# Short problem
Your copy of the material must match it exactly, except that pictures are dropped.

# Data block
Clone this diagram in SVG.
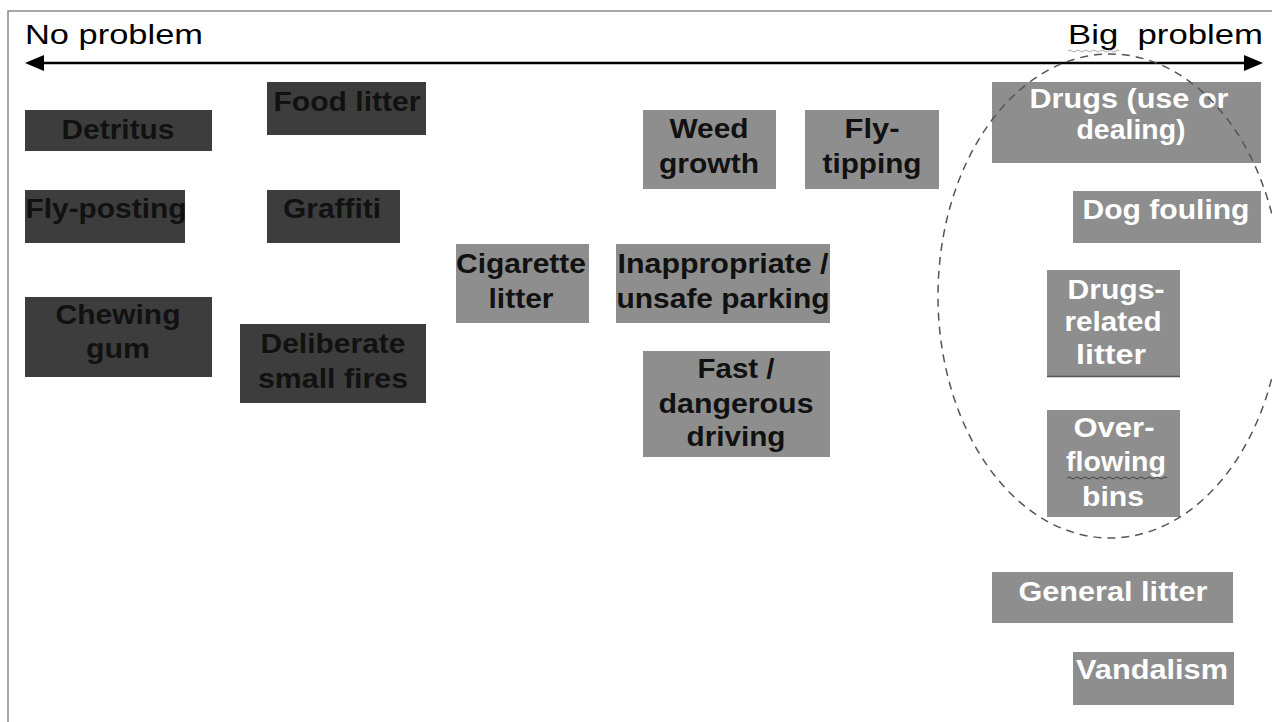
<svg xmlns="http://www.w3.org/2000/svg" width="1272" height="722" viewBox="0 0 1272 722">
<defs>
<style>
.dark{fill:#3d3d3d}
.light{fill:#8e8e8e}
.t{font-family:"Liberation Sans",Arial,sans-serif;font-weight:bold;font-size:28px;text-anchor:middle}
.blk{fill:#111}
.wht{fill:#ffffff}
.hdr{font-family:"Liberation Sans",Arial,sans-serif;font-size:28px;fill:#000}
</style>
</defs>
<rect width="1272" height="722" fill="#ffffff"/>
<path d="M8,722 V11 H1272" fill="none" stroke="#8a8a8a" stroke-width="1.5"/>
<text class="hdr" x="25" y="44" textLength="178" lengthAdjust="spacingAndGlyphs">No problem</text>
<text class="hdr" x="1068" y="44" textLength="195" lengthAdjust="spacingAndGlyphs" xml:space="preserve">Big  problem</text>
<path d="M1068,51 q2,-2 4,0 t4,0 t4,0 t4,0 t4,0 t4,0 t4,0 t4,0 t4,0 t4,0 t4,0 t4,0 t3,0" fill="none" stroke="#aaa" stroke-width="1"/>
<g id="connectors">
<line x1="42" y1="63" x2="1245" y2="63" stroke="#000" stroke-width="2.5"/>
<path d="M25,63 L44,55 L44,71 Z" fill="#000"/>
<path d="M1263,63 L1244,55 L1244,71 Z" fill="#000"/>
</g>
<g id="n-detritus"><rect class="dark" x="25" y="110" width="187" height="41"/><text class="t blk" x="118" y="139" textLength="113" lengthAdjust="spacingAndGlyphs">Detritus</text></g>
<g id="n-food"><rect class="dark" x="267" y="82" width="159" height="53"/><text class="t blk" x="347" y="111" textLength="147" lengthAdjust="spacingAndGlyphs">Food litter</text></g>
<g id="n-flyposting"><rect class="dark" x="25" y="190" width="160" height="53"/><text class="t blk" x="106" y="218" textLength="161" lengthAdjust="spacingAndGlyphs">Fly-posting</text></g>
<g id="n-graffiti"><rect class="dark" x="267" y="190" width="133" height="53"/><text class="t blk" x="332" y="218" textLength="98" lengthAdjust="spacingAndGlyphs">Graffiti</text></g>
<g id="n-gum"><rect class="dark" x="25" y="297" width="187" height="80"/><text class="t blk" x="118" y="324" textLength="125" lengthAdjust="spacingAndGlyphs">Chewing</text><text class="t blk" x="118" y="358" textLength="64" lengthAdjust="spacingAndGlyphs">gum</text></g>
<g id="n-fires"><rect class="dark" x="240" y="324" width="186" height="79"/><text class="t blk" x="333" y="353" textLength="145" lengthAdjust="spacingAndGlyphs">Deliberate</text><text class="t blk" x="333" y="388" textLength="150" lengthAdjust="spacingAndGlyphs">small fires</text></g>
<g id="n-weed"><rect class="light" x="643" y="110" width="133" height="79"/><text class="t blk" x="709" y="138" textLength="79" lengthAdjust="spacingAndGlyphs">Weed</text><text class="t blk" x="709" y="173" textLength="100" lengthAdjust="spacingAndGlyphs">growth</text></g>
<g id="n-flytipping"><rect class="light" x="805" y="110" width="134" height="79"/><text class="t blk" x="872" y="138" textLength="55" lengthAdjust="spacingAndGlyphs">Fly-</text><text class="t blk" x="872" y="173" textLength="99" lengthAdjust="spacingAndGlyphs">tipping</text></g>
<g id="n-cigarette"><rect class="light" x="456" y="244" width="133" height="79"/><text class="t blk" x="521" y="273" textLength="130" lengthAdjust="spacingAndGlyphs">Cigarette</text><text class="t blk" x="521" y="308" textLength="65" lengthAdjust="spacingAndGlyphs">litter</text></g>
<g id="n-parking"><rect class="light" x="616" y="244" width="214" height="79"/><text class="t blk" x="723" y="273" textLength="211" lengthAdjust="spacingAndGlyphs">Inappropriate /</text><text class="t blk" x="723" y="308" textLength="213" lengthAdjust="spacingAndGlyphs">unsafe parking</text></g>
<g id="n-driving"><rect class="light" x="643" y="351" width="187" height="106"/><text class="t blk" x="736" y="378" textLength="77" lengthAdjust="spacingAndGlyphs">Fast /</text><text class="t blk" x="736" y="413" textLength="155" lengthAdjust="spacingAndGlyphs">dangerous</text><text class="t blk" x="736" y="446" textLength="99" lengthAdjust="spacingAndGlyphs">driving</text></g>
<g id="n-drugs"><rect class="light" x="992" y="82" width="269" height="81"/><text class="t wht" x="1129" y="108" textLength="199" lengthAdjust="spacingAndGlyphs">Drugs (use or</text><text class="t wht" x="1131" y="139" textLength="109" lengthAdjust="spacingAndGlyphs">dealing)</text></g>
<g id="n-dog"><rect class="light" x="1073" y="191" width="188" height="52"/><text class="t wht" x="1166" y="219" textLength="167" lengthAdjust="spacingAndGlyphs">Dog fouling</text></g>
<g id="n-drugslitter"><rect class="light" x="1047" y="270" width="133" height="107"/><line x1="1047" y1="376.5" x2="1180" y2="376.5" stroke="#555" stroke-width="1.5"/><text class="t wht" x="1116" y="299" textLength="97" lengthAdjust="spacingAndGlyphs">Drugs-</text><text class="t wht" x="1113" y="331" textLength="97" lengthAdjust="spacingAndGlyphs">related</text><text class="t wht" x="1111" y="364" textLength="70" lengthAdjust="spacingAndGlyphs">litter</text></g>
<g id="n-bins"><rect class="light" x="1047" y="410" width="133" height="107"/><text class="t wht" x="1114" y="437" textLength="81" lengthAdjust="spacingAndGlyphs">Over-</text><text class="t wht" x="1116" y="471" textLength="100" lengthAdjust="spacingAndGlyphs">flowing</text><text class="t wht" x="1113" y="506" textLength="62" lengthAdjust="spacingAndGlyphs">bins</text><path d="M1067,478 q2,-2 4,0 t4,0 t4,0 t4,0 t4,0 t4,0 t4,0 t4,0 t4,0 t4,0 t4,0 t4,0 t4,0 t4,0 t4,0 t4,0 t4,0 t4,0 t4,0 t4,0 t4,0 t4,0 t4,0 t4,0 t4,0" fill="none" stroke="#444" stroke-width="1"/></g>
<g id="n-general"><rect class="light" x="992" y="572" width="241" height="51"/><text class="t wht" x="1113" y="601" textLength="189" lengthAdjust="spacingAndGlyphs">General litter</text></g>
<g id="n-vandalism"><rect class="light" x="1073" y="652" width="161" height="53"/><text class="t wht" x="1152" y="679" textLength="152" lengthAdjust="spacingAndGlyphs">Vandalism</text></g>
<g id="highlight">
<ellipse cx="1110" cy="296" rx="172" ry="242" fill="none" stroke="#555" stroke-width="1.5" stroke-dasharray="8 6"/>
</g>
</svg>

# Task response
Clone this diagram in SVG.
<svg xmlns="http://www.w3.org/2000/svg" width="1272" height="722" viewBox="0 0 1272 722">
<defs>
<style>
.dark{fill:#3d3d3d}
.light{fill:#8e8e8e}
.t{font-family:"Liberation Sans",Arial,sans-serif;font-weight:bold;font-size:28px;text-anchor:middle}
.blk{fill:#111}
.wht{fill:#ffffff}
.hdr{font-family:"Liberation Sans",Arial,sans-serif;font-size:28px;fill:#000}
</style>
</defs>
<rect width="1272" height="722" fill="#ffffff"/>
<path d="M8,722 V11 H1272" fill="none" stroke="#8a8a8a" stroke-width="1.5"/>
<text class="hdr" x="25" y="44" textLength="178" lengthAdjust="spacingAndGlyphs">No problem</text>
<text class="hdr" x="1068" y="44" textLength="195" lengthAdjust="spacingAndGlyphs" xml:space="preserve">Big  problem</text>
<path d="M1068,51 q2,-2 4,0 t4,0 t4,0 t4,0 t4,0 t4,0 t4,0 t4,0 t4,0 t4,0 t4,0 t4,0 t3,0" fill="none" stroke="#aaa" stroke-width="1"/>
<g id="connectors">
<line x1="42" y1="63" x2="1245" y2="63" stroke="#000" stroke-width="2.5"/>
<path d="M25,63 L44,55 L44,71 Z" fill="#000"/>
<path d="M1263,63 L1244,55 L1244,71 Z" fill="#000"/>
</g>
<g id="n-detritus"><rect class="dark" x="25" y="110" width="187" height="41"/><text class="t blk" x="118" y="139" textLength="113" lengthAdjust="spacingAndGlyphs">Detritus</text></g>
<g id="n-food"><rect class="dark" x="267" y="82" width="159" height="53"/><text class="t blk" x="347" y="111" textLength="147" lengthAdjust="spacingAndGlyphs">Food litter</text></g>
<g id="n-flyposting"><rect class="dark" x="25" y="190" width="160" height="53"/><text class="t blk" x="106" y="218" textLength="161" lengthAdjust="spacingAndGlyphs">Fly-posting</text></g>
<g id="n-graffiti"><rect class="dark" x="267" y="190" width="133" height="53"/><text class="t blk" x="332" y="218" textLength="98" lengthAdjust="spacingAndGlyphs">Graffiti</text></g>
<g id="n-gum"><rect class="dark" x="25" y="297" width="187" height="80"/><text class="t blk" x="118" y="324" textLength="125" lengthAdjust="spacingAndGlyphs">Chewing</text><text class="t blk" x="118" y="358" textLength="64" lengthAdjust="spacingAndGlyphs">gum</text></g>
<g id="n-fires"><rect class="dark" x="240" y="324" width="186" height="79"/><text class="t blk" x="333" y="353" textLength="145" lengthAdjust="spacingAndGlyphs">Deliberate</text><text class="t blk" x="333" y="388" textLength="150" lengthAdjust="spacingAndGlyphs">small fires</text></g>
<g id="n-weed"><rect class="light" x="643" y="110" width="133" height="79"/><text class="t blk" x="709" y="138" textLength="79" lengthAdjust="spacingAndGlyphs">Weed</text><text class="t blk" x="709" y="173" textLength="100" lengthAdjust="spacingAndGlyphs">growth</text></g>
<g id="n-flytipping"><rect class="light" x="805" y="110" width="134" height="79"/><text class="t blk" x="872" y="138" textLength="55" lengthAdjust="spacingAndGlyphs">Fly-</text><text class="t blk" x="872" y="173" textLength="99" lengthAdjust="spacingAndGlyphs">tipping</text></g>
<g id="n-cigarette"><rect class="light" x="456" y="244" width="133" height="79"/><text class="t blk" x="521" y="273" textLength="130" lengthAdjust="spacingAndGlyphs">Cigarette</text><text class="t blk" x="521" y="308" textLength="65" lengthAdjust="spacingAndGlyphs">litter</text></g>
<g id="n-parking"><rect class="light" x="616" y="244" width="214" height="79"/><text class="t blk" x="723" y="273" textLength="211" lengthAdjust="spacingAndGlyphs">Inappropriate /</text><text class="t blk" x="723" y="308" textLength="213" lengthAdjust="spacingAndGlyphs">unsafe parking</text></g>
<g id="n-driving"><rect class="light" x="643" y="351" width="187" height="106"/><text class="t blk" x="736" y="378" textLength="77" lengthAdjust="spacingAndGlyphs">Fast /</text><text class="t blk" x="736" y="413" textLength="155" lengthAdjust="spacingAndGlyphs">dangerous</text><text class="t blk" x="736" y="446" textLength="99" lengthAdjust="spacingAndGlyphs">driving</text></g>
<g id="n-drugs"><rect class="light" x="992" y="82" width="269" height="81"/><text class="t wht" x="1129" y="108" textLength="199" lengthAdjust="spacingAndGlyphs">Drugs (use or</text><text class="t wht" x="1131" y="139" textLength="109" lengthAdjust="spacingAndGlyphs">dealing)</text></g>
<g id="n-dog"><rect class="light" x="1073" y="191" width="188" height="52"/><text class="t wht" x="1166" y="219" textLength="167" lengthAdjust="spacingAndGlyphs">Dog fouling</text></g>
<g id="n-drugslitter"><rect class="light" x="1047" y="270" width="133" height="107"/><line x1="1047" y1="376.5" x2="1180" y2="376.5" stroke="#555" stroke-width="1.5"/><text class="t wht" x="1116" y="299" textLength="97" lengthAdjust="spacingAndGlyphs">Drugs-</text><text class="t wht" x="1113" y="331" textLength="97" lengthAdjust="spacingAndGlyphs">related</text><text class="t wht" x="1111" y="364" textLength="70" lengthAdjust="spacingAndGlyphs">litter</text></g>
<g id="n-bins"><rect class="light" x="1047" y="410" width="133" height="107"/><text class="t wht" x="1114" y="437" textLength="81" lengthAdjust="spacingAndGlyphs">Over-</text><text class="t wht" x="1116" y="471" textLength="100" lengthAdjust="spacingAndGlyphs">flowing</text><text class="t wht" x="1113" y="506" textLength="62" lengthAdjust="spacingAndGlyphs">bins</text><path d="M1067,478 q2,-2 4,0 t4,0 t4,0 t4,0 t4,0 t4,0 t4,0 t4,0 t4,0 t4,0 t4,0 t4,0 t4,0 t4,0 t4,0 t4,0 t4,0 t4,0 t4,0 t4,0 t4,0 t4,0 t4,0 t4,0 t4,0" fill="none" stroke="#444" stroke-width="1"/></g>
<g id="n-general"><rect class="light" x="992" y="572" width="241" height="51"/><text class="t wht" x="1113" y="601" textLength="189" lengthAdjust="spacingAndGlyphs">General litter</text></g>
<g id="n-vandalism"><rect class="light" x="1073" y="652" width="161" height="53"/><text class="t wht" x="1152" y="679" textLength="152" lengthAdjust="spacingAndGlyphs">Vandalism</text></g>
<g id="highlight">
<ellipse cx="1110" cy="296" rx="172" ry="242" fill="none" stroke="#555" stroke-width="1.5" stroke-dasharray="8 6"/>
</g>
</svg>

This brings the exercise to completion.